▶ **Available data**:
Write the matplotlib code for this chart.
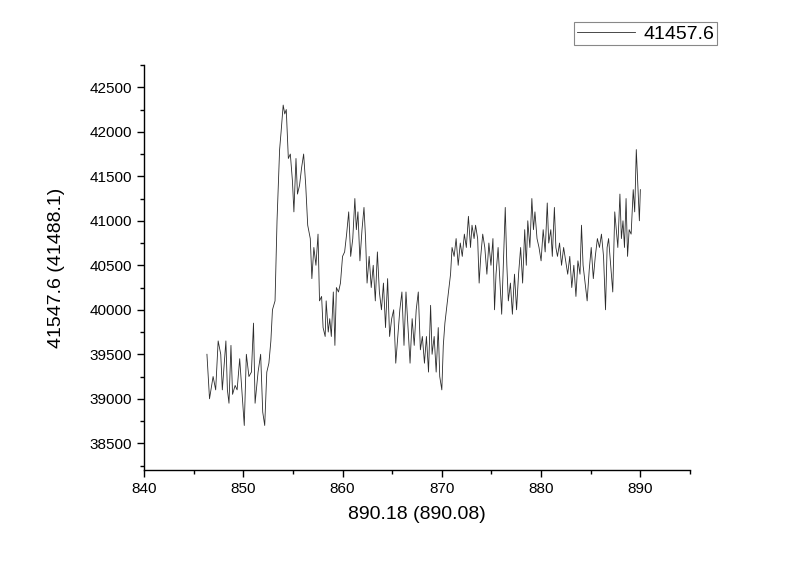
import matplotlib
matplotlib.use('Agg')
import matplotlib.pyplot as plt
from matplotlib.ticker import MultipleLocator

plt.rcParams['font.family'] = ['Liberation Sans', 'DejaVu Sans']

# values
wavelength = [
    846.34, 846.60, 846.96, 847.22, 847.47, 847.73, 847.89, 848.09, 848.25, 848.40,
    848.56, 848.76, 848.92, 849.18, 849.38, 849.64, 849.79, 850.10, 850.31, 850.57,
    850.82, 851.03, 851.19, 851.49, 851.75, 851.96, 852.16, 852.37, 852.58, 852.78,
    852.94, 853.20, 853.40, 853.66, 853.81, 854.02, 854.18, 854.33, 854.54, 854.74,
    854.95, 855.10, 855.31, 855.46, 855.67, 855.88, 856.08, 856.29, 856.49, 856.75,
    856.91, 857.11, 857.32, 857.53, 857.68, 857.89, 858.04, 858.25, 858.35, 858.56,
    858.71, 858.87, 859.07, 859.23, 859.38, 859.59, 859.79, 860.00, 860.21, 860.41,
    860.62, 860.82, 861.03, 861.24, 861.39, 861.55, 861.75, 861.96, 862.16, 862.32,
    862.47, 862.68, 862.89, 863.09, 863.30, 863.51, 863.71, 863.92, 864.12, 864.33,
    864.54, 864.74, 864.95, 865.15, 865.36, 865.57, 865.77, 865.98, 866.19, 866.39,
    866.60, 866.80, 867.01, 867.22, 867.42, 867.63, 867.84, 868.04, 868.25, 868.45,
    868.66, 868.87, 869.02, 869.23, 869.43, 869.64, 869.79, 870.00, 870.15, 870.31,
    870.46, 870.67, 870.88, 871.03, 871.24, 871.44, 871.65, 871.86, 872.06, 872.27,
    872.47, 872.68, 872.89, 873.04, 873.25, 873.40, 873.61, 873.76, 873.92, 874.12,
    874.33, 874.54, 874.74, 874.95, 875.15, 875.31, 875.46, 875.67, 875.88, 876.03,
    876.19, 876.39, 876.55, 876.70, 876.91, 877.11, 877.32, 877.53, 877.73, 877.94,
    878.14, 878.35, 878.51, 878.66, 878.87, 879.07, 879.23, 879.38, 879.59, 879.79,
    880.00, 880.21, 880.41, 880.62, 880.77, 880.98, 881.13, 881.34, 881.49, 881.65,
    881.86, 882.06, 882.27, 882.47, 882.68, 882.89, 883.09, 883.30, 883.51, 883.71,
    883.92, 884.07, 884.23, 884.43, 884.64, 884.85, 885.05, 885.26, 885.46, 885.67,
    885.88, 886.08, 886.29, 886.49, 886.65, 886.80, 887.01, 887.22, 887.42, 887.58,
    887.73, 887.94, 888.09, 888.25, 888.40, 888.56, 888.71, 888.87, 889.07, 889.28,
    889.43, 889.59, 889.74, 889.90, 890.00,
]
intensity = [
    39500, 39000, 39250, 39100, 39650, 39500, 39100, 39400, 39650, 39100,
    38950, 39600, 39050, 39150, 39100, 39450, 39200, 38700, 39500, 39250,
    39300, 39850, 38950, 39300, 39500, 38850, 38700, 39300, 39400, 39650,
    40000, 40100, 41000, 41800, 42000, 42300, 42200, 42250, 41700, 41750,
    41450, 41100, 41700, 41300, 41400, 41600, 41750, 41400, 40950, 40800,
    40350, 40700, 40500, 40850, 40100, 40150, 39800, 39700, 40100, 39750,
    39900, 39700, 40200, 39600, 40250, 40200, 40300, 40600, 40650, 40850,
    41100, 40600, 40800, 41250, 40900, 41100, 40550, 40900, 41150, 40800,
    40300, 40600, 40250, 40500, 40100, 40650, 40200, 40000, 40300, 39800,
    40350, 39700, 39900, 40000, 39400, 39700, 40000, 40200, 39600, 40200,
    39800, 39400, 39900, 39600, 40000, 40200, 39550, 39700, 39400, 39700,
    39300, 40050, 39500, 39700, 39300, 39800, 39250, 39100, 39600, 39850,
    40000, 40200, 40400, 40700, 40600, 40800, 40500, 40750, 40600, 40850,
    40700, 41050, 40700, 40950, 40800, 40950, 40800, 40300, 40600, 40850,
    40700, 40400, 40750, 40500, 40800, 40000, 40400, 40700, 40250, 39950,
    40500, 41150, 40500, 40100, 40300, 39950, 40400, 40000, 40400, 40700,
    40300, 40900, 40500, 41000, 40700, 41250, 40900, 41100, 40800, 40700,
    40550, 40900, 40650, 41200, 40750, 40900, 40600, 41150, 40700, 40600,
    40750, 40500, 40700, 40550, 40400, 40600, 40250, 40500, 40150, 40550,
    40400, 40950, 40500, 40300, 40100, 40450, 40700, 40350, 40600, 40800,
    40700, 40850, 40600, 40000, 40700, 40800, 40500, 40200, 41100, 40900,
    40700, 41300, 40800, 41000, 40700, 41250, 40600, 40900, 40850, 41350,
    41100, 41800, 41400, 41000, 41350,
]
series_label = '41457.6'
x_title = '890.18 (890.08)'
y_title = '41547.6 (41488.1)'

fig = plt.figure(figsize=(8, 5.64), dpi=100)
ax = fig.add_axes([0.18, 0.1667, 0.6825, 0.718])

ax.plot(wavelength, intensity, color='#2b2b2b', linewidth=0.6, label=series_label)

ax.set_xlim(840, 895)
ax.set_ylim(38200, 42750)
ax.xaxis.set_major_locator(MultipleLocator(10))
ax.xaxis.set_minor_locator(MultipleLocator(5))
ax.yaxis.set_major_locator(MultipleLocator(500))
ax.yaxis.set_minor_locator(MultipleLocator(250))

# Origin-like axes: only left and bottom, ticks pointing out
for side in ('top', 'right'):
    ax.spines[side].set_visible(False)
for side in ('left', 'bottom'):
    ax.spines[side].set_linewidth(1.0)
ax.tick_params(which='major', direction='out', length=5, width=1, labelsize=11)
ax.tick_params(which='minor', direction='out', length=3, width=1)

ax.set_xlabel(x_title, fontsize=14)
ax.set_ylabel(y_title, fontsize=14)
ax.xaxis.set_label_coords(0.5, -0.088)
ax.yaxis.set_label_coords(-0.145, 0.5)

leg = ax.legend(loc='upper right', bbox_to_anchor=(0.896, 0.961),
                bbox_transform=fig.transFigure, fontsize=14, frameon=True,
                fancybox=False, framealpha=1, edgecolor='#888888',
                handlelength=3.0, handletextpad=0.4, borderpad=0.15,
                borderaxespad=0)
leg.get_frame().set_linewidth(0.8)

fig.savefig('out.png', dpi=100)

▶ **Exercise**: Starting at the top of the listing above, please restate word for word each line up to and including the one that holds "plt.rcParams['font.family'] = ['Liberation", omitting every image.

▶ **Problem solution**:
Write the matplotlib code for this chart.
import matplotlib
matplotlib.use('Agg')
import matplotlib.pyplot as plt
from matplotlib.ticker import MultipleLocator

plt.rcParams['font.family'] = ['Liberation Sans', 'DejaVu Sans']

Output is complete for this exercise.